>> BEGIN Listed records

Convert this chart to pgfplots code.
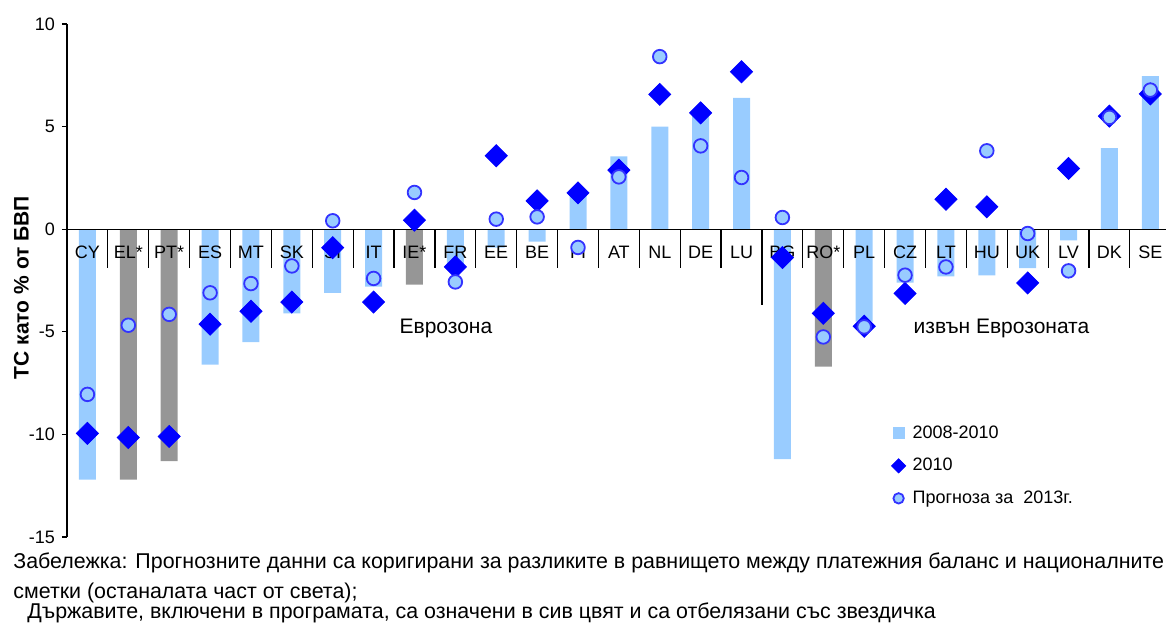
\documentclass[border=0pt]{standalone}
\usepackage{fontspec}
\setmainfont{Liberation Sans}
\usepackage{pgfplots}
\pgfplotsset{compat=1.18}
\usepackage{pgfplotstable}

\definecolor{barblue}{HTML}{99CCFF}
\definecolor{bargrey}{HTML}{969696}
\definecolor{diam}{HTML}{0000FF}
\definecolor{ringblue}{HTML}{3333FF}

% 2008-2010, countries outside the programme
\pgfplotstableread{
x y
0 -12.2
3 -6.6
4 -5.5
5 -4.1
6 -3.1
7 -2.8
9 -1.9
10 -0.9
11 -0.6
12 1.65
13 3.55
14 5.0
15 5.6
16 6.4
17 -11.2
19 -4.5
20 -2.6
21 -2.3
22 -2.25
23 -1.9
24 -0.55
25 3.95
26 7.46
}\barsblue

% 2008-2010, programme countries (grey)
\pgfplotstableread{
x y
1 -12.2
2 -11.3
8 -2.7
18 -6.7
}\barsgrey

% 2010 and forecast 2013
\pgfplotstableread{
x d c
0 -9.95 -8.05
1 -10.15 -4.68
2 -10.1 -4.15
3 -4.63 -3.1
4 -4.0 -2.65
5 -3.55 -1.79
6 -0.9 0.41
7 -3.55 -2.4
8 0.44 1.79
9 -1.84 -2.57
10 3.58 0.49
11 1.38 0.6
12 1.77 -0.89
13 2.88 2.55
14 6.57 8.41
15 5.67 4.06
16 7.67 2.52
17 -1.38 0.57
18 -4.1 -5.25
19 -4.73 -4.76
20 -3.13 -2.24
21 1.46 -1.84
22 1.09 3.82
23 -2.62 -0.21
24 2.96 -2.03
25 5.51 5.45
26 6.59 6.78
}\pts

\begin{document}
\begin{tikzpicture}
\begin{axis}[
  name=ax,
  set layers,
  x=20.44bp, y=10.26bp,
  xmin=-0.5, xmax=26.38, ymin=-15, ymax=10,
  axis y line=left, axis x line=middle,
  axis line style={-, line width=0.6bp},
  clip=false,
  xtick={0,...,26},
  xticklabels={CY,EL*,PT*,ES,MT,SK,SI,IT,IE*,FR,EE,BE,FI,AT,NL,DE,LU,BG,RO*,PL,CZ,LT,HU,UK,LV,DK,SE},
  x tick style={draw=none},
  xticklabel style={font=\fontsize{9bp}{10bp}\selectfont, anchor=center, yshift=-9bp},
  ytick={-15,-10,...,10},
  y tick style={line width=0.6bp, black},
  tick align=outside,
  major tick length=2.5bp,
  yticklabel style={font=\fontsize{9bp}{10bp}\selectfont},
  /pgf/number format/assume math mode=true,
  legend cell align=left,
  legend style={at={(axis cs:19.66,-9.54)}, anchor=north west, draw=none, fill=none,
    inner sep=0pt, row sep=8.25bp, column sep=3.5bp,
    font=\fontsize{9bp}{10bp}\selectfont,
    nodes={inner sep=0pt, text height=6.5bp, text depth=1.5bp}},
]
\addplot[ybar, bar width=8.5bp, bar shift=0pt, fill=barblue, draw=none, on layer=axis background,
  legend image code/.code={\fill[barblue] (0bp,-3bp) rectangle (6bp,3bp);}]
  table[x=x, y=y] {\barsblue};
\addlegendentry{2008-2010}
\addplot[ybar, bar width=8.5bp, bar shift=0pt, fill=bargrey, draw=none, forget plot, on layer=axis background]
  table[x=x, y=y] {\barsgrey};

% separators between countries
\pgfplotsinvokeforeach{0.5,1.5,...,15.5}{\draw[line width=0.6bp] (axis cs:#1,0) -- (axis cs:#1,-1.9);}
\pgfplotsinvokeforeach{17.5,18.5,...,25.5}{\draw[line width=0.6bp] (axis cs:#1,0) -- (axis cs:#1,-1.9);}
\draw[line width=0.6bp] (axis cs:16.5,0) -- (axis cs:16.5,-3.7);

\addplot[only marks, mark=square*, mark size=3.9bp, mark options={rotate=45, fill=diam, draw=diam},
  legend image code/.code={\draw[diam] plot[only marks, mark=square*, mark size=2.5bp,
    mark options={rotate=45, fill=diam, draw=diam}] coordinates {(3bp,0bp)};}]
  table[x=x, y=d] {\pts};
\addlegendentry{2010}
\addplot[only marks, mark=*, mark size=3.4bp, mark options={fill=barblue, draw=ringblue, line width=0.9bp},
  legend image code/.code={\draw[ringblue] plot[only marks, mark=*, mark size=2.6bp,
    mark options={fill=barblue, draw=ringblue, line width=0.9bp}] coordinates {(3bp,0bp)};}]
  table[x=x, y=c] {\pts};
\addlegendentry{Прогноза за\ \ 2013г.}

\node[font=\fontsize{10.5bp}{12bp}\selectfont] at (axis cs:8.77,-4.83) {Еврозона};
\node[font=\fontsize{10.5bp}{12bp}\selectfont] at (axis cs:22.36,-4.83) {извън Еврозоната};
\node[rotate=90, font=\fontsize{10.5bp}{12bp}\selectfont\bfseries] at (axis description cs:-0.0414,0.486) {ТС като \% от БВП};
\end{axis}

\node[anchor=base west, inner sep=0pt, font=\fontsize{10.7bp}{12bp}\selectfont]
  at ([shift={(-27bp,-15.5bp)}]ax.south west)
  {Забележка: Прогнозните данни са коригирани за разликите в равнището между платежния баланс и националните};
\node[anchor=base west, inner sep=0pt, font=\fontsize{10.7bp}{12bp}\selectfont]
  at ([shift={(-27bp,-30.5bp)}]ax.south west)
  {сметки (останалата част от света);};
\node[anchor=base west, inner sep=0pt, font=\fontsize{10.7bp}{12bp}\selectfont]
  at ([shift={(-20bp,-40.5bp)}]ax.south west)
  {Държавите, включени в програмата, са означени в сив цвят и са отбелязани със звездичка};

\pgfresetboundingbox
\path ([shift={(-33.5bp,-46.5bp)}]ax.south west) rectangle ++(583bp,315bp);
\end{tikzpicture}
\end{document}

>> END Listed records
>> BEGIN Listed records

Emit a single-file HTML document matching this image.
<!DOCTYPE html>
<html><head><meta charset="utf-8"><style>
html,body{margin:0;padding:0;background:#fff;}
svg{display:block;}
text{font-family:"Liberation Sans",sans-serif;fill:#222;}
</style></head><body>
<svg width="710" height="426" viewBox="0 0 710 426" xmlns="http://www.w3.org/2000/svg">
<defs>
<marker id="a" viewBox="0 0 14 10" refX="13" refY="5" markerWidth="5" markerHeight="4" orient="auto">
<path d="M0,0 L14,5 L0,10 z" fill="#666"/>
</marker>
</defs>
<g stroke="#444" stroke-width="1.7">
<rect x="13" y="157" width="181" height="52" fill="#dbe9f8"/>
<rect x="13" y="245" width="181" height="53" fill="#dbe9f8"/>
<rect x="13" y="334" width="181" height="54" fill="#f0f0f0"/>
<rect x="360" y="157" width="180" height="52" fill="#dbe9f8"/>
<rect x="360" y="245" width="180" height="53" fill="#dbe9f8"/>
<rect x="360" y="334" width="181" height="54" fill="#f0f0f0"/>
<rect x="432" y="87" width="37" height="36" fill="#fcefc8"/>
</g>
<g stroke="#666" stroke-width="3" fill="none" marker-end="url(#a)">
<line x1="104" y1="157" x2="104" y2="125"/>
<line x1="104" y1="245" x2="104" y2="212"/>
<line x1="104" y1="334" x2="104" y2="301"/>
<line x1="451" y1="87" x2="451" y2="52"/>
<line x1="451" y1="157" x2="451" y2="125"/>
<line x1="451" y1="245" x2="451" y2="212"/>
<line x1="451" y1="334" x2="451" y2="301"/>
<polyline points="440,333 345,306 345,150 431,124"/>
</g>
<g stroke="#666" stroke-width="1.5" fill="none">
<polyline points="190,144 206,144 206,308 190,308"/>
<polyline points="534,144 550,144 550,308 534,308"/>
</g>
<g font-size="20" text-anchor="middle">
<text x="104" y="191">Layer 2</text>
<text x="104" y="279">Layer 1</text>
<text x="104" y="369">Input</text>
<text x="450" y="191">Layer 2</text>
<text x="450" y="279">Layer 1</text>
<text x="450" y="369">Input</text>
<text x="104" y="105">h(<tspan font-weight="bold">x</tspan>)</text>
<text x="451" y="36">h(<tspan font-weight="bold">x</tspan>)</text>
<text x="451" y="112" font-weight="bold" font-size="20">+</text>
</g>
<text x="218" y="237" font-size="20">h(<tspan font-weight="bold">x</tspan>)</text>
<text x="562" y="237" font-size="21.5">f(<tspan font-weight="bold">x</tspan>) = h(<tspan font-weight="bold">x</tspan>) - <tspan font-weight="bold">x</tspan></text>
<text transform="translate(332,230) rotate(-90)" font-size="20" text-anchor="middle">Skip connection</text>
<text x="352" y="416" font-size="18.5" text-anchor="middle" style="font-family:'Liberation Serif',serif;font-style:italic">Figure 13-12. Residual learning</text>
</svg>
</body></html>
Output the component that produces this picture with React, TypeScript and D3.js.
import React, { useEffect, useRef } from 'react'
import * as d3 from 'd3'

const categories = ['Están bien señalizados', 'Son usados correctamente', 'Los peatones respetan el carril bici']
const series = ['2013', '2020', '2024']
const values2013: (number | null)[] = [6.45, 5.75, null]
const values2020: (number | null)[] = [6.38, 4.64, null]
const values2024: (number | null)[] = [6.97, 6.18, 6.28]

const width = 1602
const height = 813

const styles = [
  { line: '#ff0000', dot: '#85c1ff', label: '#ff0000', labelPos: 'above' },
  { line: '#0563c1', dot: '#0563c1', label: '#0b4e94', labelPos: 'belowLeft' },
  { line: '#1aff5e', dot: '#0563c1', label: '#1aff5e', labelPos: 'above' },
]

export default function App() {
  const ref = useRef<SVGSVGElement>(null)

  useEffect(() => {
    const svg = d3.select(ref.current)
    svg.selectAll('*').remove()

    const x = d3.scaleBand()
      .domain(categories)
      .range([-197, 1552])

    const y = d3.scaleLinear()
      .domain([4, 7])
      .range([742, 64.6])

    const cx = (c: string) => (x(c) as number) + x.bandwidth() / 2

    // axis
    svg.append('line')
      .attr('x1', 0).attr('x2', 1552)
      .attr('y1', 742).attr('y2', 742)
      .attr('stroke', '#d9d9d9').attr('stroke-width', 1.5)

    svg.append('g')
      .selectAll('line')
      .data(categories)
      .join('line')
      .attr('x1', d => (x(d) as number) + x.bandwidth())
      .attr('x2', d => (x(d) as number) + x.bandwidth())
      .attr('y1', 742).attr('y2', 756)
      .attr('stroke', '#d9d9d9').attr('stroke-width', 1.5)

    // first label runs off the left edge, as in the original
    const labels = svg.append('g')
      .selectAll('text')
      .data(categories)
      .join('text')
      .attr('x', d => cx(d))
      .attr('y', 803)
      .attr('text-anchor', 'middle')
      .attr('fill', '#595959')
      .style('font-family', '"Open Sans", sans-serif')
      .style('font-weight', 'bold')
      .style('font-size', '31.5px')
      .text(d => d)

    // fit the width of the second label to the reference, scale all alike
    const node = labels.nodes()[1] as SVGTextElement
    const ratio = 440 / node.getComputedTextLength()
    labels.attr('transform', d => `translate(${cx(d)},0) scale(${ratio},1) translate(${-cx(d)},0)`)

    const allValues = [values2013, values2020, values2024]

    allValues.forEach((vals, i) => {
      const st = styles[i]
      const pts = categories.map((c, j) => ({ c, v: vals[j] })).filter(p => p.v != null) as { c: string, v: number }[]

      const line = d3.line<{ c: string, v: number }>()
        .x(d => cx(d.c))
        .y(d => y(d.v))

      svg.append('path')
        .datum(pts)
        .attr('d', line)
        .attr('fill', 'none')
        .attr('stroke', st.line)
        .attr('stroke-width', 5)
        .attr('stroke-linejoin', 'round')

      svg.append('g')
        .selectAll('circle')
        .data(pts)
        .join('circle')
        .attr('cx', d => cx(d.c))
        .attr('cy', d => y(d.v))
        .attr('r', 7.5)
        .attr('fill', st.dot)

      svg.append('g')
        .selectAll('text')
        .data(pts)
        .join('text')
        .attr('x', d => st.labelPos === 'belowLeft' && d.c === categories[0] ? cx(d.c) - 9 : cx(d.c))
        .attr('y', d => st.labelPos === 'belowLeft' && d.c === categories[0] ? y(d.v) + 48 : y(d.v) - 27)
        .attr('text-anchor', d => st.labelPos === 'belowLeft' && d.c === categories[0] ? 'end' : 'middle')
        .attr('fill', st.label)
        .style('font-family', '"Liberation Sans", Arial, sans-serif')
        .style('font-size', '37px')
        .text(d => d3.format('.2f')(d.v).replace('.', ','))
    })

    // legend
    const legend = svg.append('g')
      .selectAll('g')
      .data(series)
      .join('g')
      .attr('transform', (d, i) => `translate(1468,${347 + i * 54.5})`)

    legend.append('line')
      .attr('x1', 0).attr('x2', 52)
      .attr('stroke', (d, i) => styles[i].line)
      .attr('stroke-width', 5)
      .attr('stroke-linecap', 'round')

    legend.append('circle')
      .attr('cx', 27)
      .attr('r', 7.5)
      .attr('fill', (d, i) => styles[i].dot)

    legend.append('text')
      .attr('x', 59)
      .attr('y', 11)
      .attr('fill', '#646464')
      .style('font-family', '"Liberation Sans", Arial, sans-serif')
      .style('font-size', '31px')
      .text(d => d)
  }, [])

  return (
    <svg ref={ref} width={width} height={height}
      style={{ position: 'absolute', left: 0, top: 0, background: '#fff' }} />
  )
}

>> END Listed records

◆ **Work required**
Gather all lines from the listing above in which "React" occurs.

◆ **Solution for this problem**
Output the component that produces this picture with React, TypeScript and D3.js.
import React, { useEffect, useRef } from 'react'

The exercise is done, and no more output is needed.